Y escucho de los ancianos historias repetidas, chistes desgastados, recuerdos ya traslúcidos… y me asombra que perpetúen mi nombre o que mantengan vivas las memorias de mis padres o las historias de mis abuelos… y me hacen creer en la eternidad.
Y comparto unas cervezas y un trozo del día con quien haya en el bar, saludos con quien pase por la calle, sonrisas con quien cruce su mirada o el calor del sol y la suavidad del silencio con cualquier corazón que late, pues donde hay una persona, hay compañía.

Vivo en un pueblo y no me aburro porque el aburrimiento es algo particular y personal como el DNI o el ADN, igual que el ruido o el desprecio: para quien no sabe escuchar es fácil confundir un nocturno de Chopin con la explosión de un petardo.
Un pueblo donde nunca pasa nada y, al mismo tiempo, suceden cosas a menudo, según sepas ver, escuchar, sentir.
Un pueblo en el que todos sabemos de todos, aunque solo aquello que cada cual quiera hacer público…

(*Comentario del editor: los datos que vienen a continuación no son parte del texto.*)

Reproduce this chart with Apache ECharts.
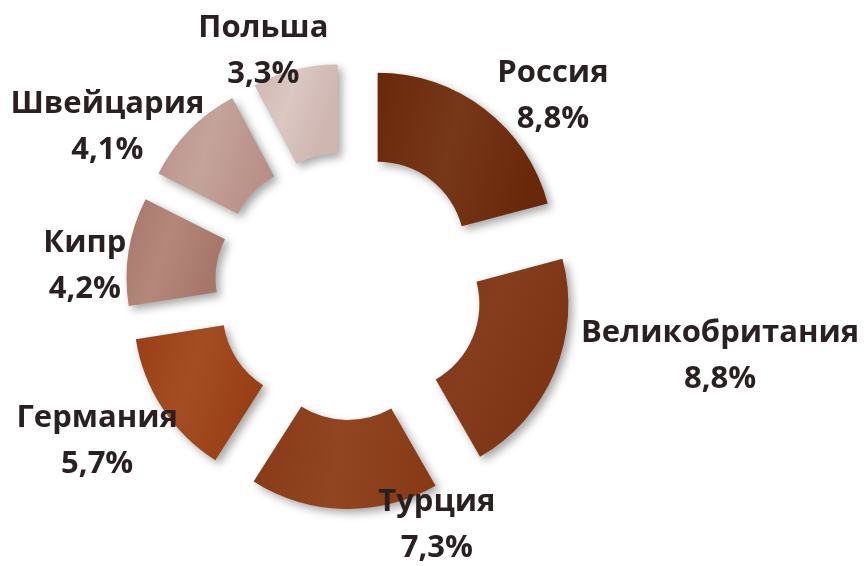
<!DOCTYPE html>
<html>
<head>
<meta charset="utf-8">
<script src="https://cdn.jsdelivr.net/npm/echarts@6/dist/echarts.min.js"></script>
<style>
  html, body { margin: 0; background: #fff; }
  #main { width: 864px; height: 566px; }
</style>
</head>
<body>
<div id="main"></div>
<script>
// данные
var countries = ['Россия', 'Великобритания', 'Турция', 'Германия', 'Кипр', 'Швейцария', 'Польша'];
var shares = [8.8, 8.8, 7.3, 5.7, 4.2, 4.1, 3.3];

// оформление
var edgeColors = ['#6a280b', '#7e3515', '#883a16', '#983f16', '#a6766a', '#b99088', '#cfb6b1'];
var midColors = ['#773719', '#853d1d', '#914520', '#a54d22', '#b5877b', '#c4a39b', '#dbc7c3'];
var labelNudge = [[57, -5], [151, -19], [98, 6], [-52, 27], [-29, 16], [-70, 4], [-24, -9]];

var myChart = echarts.init(document.getElementById('main'));

var pieData = countries.map(function (name, i) {
    return {
        name: name,
        value: shares[i],
        selected: true,
        itemStyle: {
            color: new echarts.graphic.LinearGradient(0, 0, 1, 0.3, [
                { offset: 0, color: edgeColors[i] },
                { offset: 0.5, color: midColors[i] },
                { offset: 1, color: edgeColors[i] }
            ])
        }
    };
});

myChart.setOption({
    animation: false,
    series: [
        {
            type: 'pie',
            center: [349, 286],
            radius: [87, 176],
            startAngle: 90,
            clockwise: true,
            selectedMode: 'multiple',
            selectedOffset: 47,
            avoidLabelOverlap: false,
            itemStyle: {
                shadowBlur: 8,
                shadowColor: 'rgba(0, 0, 0, 0.35)',
                shadowOffsetX: 4,
                shadowOffsetY: 4
            },
            emphasis: { scale: false },
            label: {
                show: true,
                position: 'outside',
                color: '#2a1f21',
                fontFamily: 'Open Sans',
                fontWeight: 'bold',
                fontSize: 31,
                lineHeight: 46,
                formatter: function (p) {
                    return p.name + '\n' + p.value.toFixed(1).replace('.', ',') + '%';
                }
            },
            labelLine: { show: false, length: 10, length2: 0 },
            labelLayout: function (p) {
                var n = labelNudge[p.dataIndex];
                return { align: 'center', verticalAlign: 'middle', dx: n[0], dy: n[1] };
            },
            data: pieData
        }
    ]
});
</script>
</body>
</html>
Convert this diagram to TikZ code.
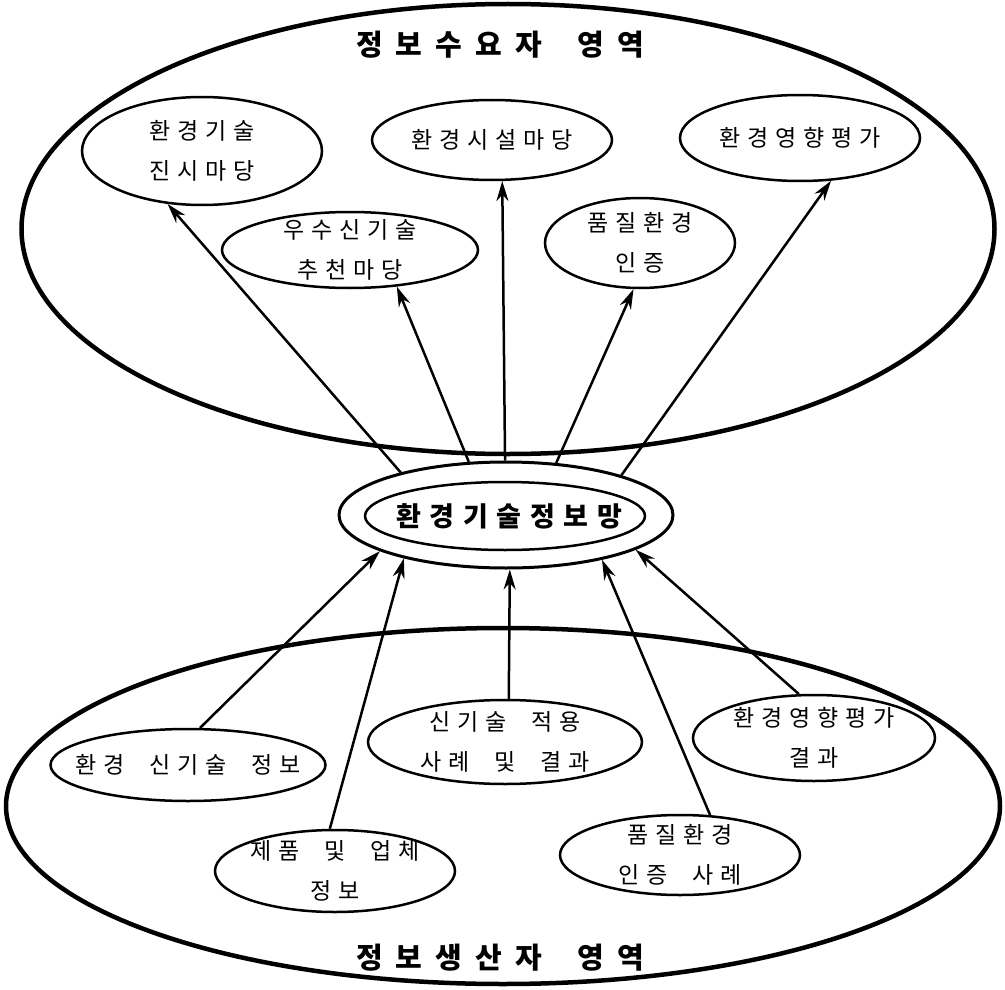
\documentclass[tikz,border=0pt]{standalone}
\usepackage{fontspec}
\newfontfamily\kr[LetterSpace=30]{Noto Sans CJK KR}
\newfontfamily\krt[LetterSpace=45]{Noto Sans CJK KR}
\newfontfamily\krc[LetterSpace=32]{Noto Sans CJK KR}
\newcommand\gp{\hspace{0.55em}}
\usetikzlibrary{shapes.geometric,arrows.meta}
\begin{document}
\begin{tikzpicture}[x=1pt,y=-1pt,
  bigell/.style={draw,ellipse,line width=4.5pt,inner sep=0pt},
  ell/.style={draw,ellipse,line width=2.5pt,inner sep=0pt},
  lbl/.style={inner sep=0pt,align=center,font=\kr\fontsize{23}{40}\selectfont},
  ttl/.style={inner sep=0pt,font=\krt\bfseries\fontsize{29}{32}\selectfont},
  arr/.style={line width=2.5pt,-{Stealth[length=20pt,width=12pt]}}]
\useasboundingbox (0,0) rectangle (1005,990);
% regions
\node[bigell,minimum width=973pt,minimum height=450pt] (top) at (508,229) {};
\node[ttl] (ttop) at (500,45) {정보수요자 \gp{}영역};
\node[bigell,minimum width=994pt,minimum height=356pt] (bot) at (503,806) {};
\node[ttl] (tbot) at (500,958) {정보생산자 \gp{}영역};
% centre
\node[ell,line width=3pt,minimum width=334pt,minimum height=106pt] (cen) at (506,515) {};
\node[ell,minimum width=280pt,minimum height=68pt] (cin) at (505,516) {};
\node[lbl,font=\krc\bfseries\fontsize{27}{32}\selectfont] (tcen) at ([xshift=4pt]cin.center) {환경기술정보망};
% top nodes
\node[ell,minimum width=240pt,minimum height=108pt] (e1) at (202,151) {};
\node[ell,minimum width=240pt,minimum height=80pt] (e2) at (492,140) {};
\node[ell,minimum width=240pt,minimum height=86pt] (e3) at (800,138) {};
\node[ell,minimum width=256pt,minimum height=76pt] (e4) at (350,250) {};
\node[ell,minimum width=190pt,minimum height=90pt] (e5) at (640,243) {};
\node[lbl] (t1) at (e1) {환경기술\\진시마당};
\node[lbl] (t2) at (e2) {환경시설마당};
\node[lbl] (t3) at (e3) {환경영향평가};
\node[lbl] (t4) at (e4) {우수신기술\\추천마당};
\node[lbl] (t5) at (e5) {품질환경\\인증};
% bottom nodes
\node[ell,minimum width=275pt,minimum height=72pt] (e6) at (188,765) {};
\node[ell,minimum width=274pt,minimum height=84pt] (e7) at (505,742) {};
\node[ell,minimum width=242pt,minimum height=86pt] (e8) at (814,738) {};
\node[ell,minimum width=240pt,minimum height=82pt] (e9) at (335,871) {};
\node[ell,minimum width=240pt,minimum height=80pt] (e10) at (680,855) {};
\node[lbl] (t6) at (e6) {환경 \gp{}신기술 \gp{}정보};
\node[lbl] (t7) at (e7) {신기술 \gp{}적용\\사례 \gp{}및 \gp{}결과};
\node[lbl] (t8) at (e8) {환경영향평가\\결과};
\node[lbl] (t9) at (e9) {제품 \gp{}및 \gp{}업체\\정보};
\node[lbl] (t10) at (e10) {품질환경\\인증 \gp{}사례};
% arrows up
\draw[arr] (cen.158) -- (e1.237);
\draw[arr] (cen.125) -- (e4.322);
\draw[arr] (cen.91) -- (e2.284);
\draw[arr] (cen.46) -- (e5.262);
\draw[arr] (cen.19) -- (e3.306);
% arrows in
\draw[arr] (e6.72) -- (cen.196);
\draw[arr] (e9.97) -- (cen.203);
\draw[arr] (e7.85) -- (cen.274);
\draw[arr] (e10.53) -- (cen.335);
\draw[arr] (e8.109) -- (cen.345);
\end{tikzpicture}
\end{document}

Donde el silencio suena a vida y el tiempo viene a caballo del viento con tañidos de campanas, donde se escucha correr el agua y el cielo es gris cuando amenaza lluvia que, por supuesto, suele ser bien recibida.
Donde mi madre me enseñó a compartir…

Sí, vivo en un pueblo de fértiles huertas y amplios montes de secano que, en otro tiempo, fueron nuestro tesoro y nuestro alimento, pero que eso llamado “especulación” nos lo transformó en agujeros negros, en monolitos inacabados en honor al desatino, en árboles caídos para alimentar urbanizaciones vacías y en el desconsuelo de ahorros devorados por la “ingeniería financiera” … maldito eufemismo…

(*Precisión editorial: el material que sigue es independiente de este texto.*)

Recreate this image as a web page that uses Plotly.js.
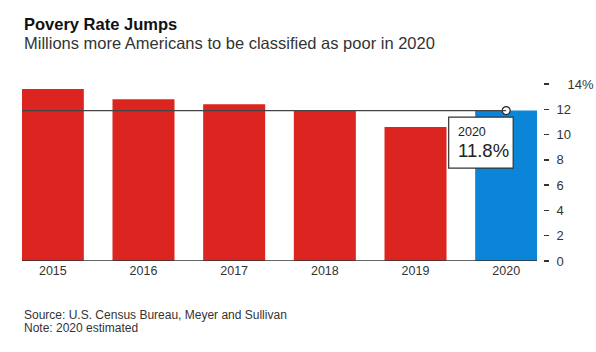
<!DOCTYPE html>
<html>
<head>
<meta charset="utf-8">
<script src="https://cdn.plot.ly/plotly-3.0.1.min.js"></script>
<style>html,body{margin:0;padding:0;background:#fff;}#chart{width:596px;height:352px;}</style>
</head>
<body>
<div id="chart"></div>
<script>
const years = ["2015", "2016", "2017", "2018", "2019", "2020"];
const povertyRate = [13.6, 12.8, 12.4, 11.9, 10.6, 11.9];
const barColors = ["#dc2520", "#dc2520", "#dc2520", "#dc2520", "#dc2520", "#0b85d8"];
const yTickVals = [0, 2, 4, 6, 8, 10, 12, 14];
const yTickText = ["0", "2", "4", "6", "8", "10", "12", "\u00a0\u00a0\u00a014%"];
const highlightLabel = "2020";
const highlightValue = "11.8%";
const titleText = "Povery Rate Jumps";
const subtitleText = "Millions more Americans to be classified as poor in 2020";
const sourceText = "Source: U.S. Census Bureau, Meyer and Sullivan";
const noteText = "Note: 2020 estimated";

const last = years.length - 1;
const font = "Liberation Sans, Arial, sans-serif";
const xRange = [-0.34, 5.34];
const yRange = [0, 14];
const xDomain = [0, 0.9885];

const traces = [
  {
    type: "bar",
    x: years,
    y: povertyRate,
    marker: {color: barColors, line: {width: 0}},
    hoverinfo: "none"
  },
  {
    type: "scatter",
    mode: "markers",
    x: [years[last]],
    y: [povertyRate[last]],
    marker: {size: 8, color: "#ffffff", line: {color: "#222", width: 1.2}},
    hoverinfo: "none"
  }
];

// paper position of the highlighted bar's top (through the axis ranges)
const hlX = xDomain[0] + (last - xRange[0]) / (xRange[1] - xRange[0]) * (xDomain[1] - xDomain[0]);
const hlY = (povertyRate[last] - yRange[0]) / (yRange[1] - yRange[0]);

const layout = {
  width: 596,
  height: 352,
  margin: {l: 22, r: 53, t: 84, b: 91},
  paper_bgcolor: "#ffffff",
  plot_bgcolor: "#ffffff",
  showlegend: false,
  bargap: 0.316,
  font: {family: font, color: "#222"},
  xaxis: {
    type: "category",
    domain: xDomain,
    range: xRange,
    showgrid: false,
    zeroline: false,
    showline: false,
    ticks: "",
    tickfont: {size: 12.5, color: "#333", family: font},
    fixedrange: true
  },
  yaxis: {
    range: yRange,
    side: "right",
    anchor: "free",
    position: 1,
    showgrid: false,
    zeroline: false,
    showline: false,
    ticks: "outside",
    ticklen: 5,
    tickwidth: 1.3,
    tickcolor: "#333",
    tickvals: yTickVals,
    ticktext: yTickText,
    ticklabelstandoff: 5,
    tickfont: {size: 13, color: "#333", family: font},
    fixedrange: true
  },
  shapes: [
    {
      type: "line", xref: "x", yref: "y",
      x0: xRange[0], x1: xRange[1], y0: 0, y1: 0,
      line: {color: "#333", width: 1.3}, layer: "above"
    },
    {
      type: "line", xref: "x", yref: "y",
      x0: xRange[0], x1: last, y0: povertyRate[last], y1: povertyRate[last],
      line: {color: "#444", width: 1.2}, layer: "above"
    },
    {
      type: "rect", xref: "paper", yref: "paper",
      xsizemode: "pixel", ysizemode: "pixel",
      xanchor: hlX, yanchor: hlY,
      x0: -57.5, x1: 7, y0: -6.5, y1: -57.5,
      fillcolor: "#ffffff", line: {color: "#333", width: 1.2}, layer: "above"
    }
  ],
  annotations: [
    {
      xref: "paper", yref: "paper", x: 0, y: 1.339, xanchor: "left", yanchor: "middle",
      text: "<b>" + titleText + "</b>", showarrow: false,
      font: {size: 16.5, color: "#111", family: font}
    },
    {
      xref: "paper", yref: "paper", x: 0, y: 1.232, xanchor: "left", yanchor: "middle",
      text: subtitleText, showarrow: false,
      font: {size: 16.5, color: "#333", family: font}
    },
    {
      xref: "paper", yref: "paper", x: 0, y: -0.307, xanchor: "left", yanchor: "middle",
      text: sourceText, showarrow: false,
      font: {size: 12, color: "#333", family: font}
    },
    {
      xref: "paper", yref: "paper", x: 0, y: -0.376, xanchor: "left", yanchor: "middle",
      text: noteText, showarrow: false,
      font: {size: 12, color: "#333", family: font}
    },
    {
      xref: "paper", yref: "paper", x: hlX, y: hlY,
      xanchor: "left", yanchor: "middle", xshift: -50, yshift: -21,
      showarrow: false, text: highlightLabel,
      font: {size: 12.5, color: "#222", family: font}
    },
    {
      xref: "paper", yref: "paper", x: hlX, y: hlY,
      xanchor: "left", yanchor: "middle", xshift: -50, yshift: -40,
      showarrow: false, text: highlightValue,
      font: {size: 18.5, color: "#222", family: font}
    }
  ]
};

Plotly.newPlot("chart", traces, layout, {displayModeBar: false, staticPlot: true});
</script>
</body>
</html>
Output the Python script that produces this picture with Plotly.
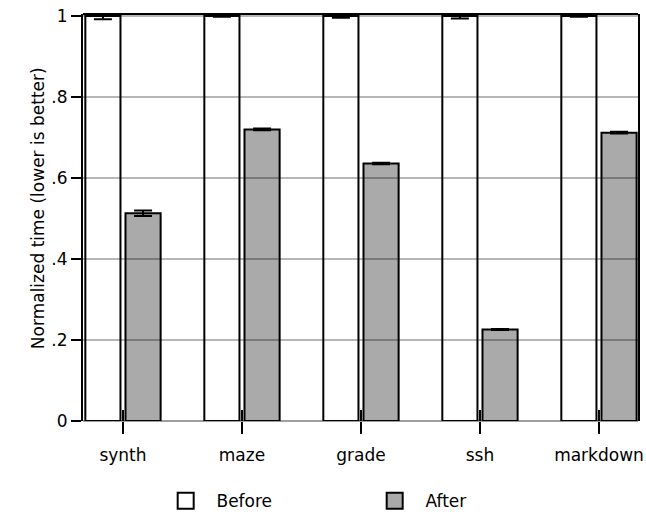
import plotly.graph_objects as go

categories = ["synth", "maze", "grade", "ssh", "markdown"]
before_vals = [1.0, 1.0, 1.0, 1.0, 1.0]
before_err = [0.008, 0.002, 0.004, 0.006, 0.002]
after_vals = [0.513, 0.72, 0.636, 0.226, 0.712]
after_err = [0.007, 0.002, 0.002, 0.001, 0.002]
y_tickvals = [0, 0.2, 0.4, 0.6, 0.8, 1.0]
y_ticktext = ["0", ".2", ".4", ".6", ".8", "1"]
series_names = ["Before", "After"]
series_colors = ["#ffffff", "#aaaaaa"]
y_title = "Normalized time (lower is better)"

FONT = "DejaVu Sans"

fig = go.Figure()
for name, vals, errs, col in [
    (series_names[0], before_vals, before_err, series_colors[0]),
    (series_names[1], after_vals, after_err, series_colors[1]),
]:
    fig.add_trace(go.Bar(
        x=categories, y=vals, name=name, showlegend=False,
        marker=dict(color=col, line=dict(color="black", width=2)),
        error_y=dict(type="data", array=errs, visible=True,
                     color="black", thickness=2, width=9),
    ))
    # legend key
    fig.add_trace(go.Scatter(
        x=[None], y=[None], mode="markers", name="\u00a0\u00a0" + name,
        marker=dict(symbol="square", size=16, color=col,
                    line=dict(color="black", width=2)),
    ))

# grid lines drawn over the bars
for v in y_tickvals[1:]:
    fig.add_shape(type="line", xref="paper", x0=0, x1=1, yref="y", y0=v, y1=v,
                  line=dict(color="rgba(0,0,0,0.38)", width=1.5), layer="above")
# inner part of the category tick marks
for c in categories:
    fig.add_shape(type="line", xref="x", x0=c, x1=c, yref="y", ysizemode="pixel",
                  yanchor=0, y0=0, y1=11, line=dict(color="black", width=2), layer="above")
# top frame line
fig.add_shape(type="line", xref="paper", x0=0, x1=1, yref="paper", y0=1, y1=1,
              line=dict(color="black", width=2), layer="above")

# y-axis title
fig.add_annotation(text=y_title, textangle=-90, showarrow=False,
                   xref="paper", x=0, xanchor="center", xshift=-45,
                   yref="paper", y=0.523, yanchor="middle",
                   font=dict(family=FONT, size=17, color="black"))

fig.update_layout(
    width=646, height=514,
    margin=dict(l=83, r=8, t=14, b=93, autoexpand=False),
    paper_bgcolor="white", plot_bgcolor="white",
    barmode="group", bargap=0.325, bargroupgap=0.125,
    font=dict(family=FONT, size=17, color="black"),
    showlegend=True,
    legend=dict(orientation="h", xref="container", yref="container",
                x=0.58, xanchor="center", y=0.025, yanchor="middle",
                font=dict(family=FONT, size=17), entrywidth=164,
                itemsizing="trace"),
    xaxis=dict(type="category", categoryorder="array", categoryarray=categories,
               range=[-0.336, 4.328], showgrid=False, zeroline=False, showline=False,
               automargin=False,
               ticks="outside", ticklen=12, tickwidth=2, tickcolor="black",
               ticklabelstandoff=7, tickfont=dict(family=FONT, size=17)),
    yaxis=dict(range=[0, 1.005], tickvals=y_tickvals, ticktext=y_ticktext,
               automargin=False,
               showgrid=False, zeroline=True, zerolinecolor="rgba(0,0,0,0.38)",
               zerolinewidth=1.5, showline=True, linecolor="black", linewidth=2,
               mirror=True, ticks="outside", ticklen=10, tickwidth=2,
               tickcolor="black", tickfont=dict(family=FONT, size=17)),
)

fig.write_html("out.html")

Y como recompensa, nos dejaron sin servicios… Ahora, eso sí, cuando llegan las elecciones, siempre nos visita algún político.
Un pueblo donde la gente joven se marcha a estudiar, a mejorar, a prepararse, a trabajar, a crear su nuevo nido…
Un pueblo que se extiende por el mundo en un desangrarse continuo y donde internet ya es tan necesario como comer o beber porque nos mantiene unidos.

Vivo en un pueblo y es mi orgullo.
Un pueblo que recibe y admite, pero también exige y se defiende. Con sus momentos de luz y sus momentos de sombras. Un pueblo, en fin, como todos y único, que se aferra con sus raíces a las rocas de la historia desempeñando su destino de, a pesar de todo, mantenerse vivo.
Por eso me entristeció tanto cuando uno de nuestros visitantes de temporada me preguntó, seguramente con toda su ingenua estolidez: “Y aquí, cuando nosotros nos vamos, ¿qué hacéis?”, porque lo suyo habría sido decirle la verdad: “Mira, nosotros no somos reales. Todo esto es un parque temático, así que cuando os vais, nos desconectan.” Pero he llegado a aprender que hay preguntas que no merecen respuestas.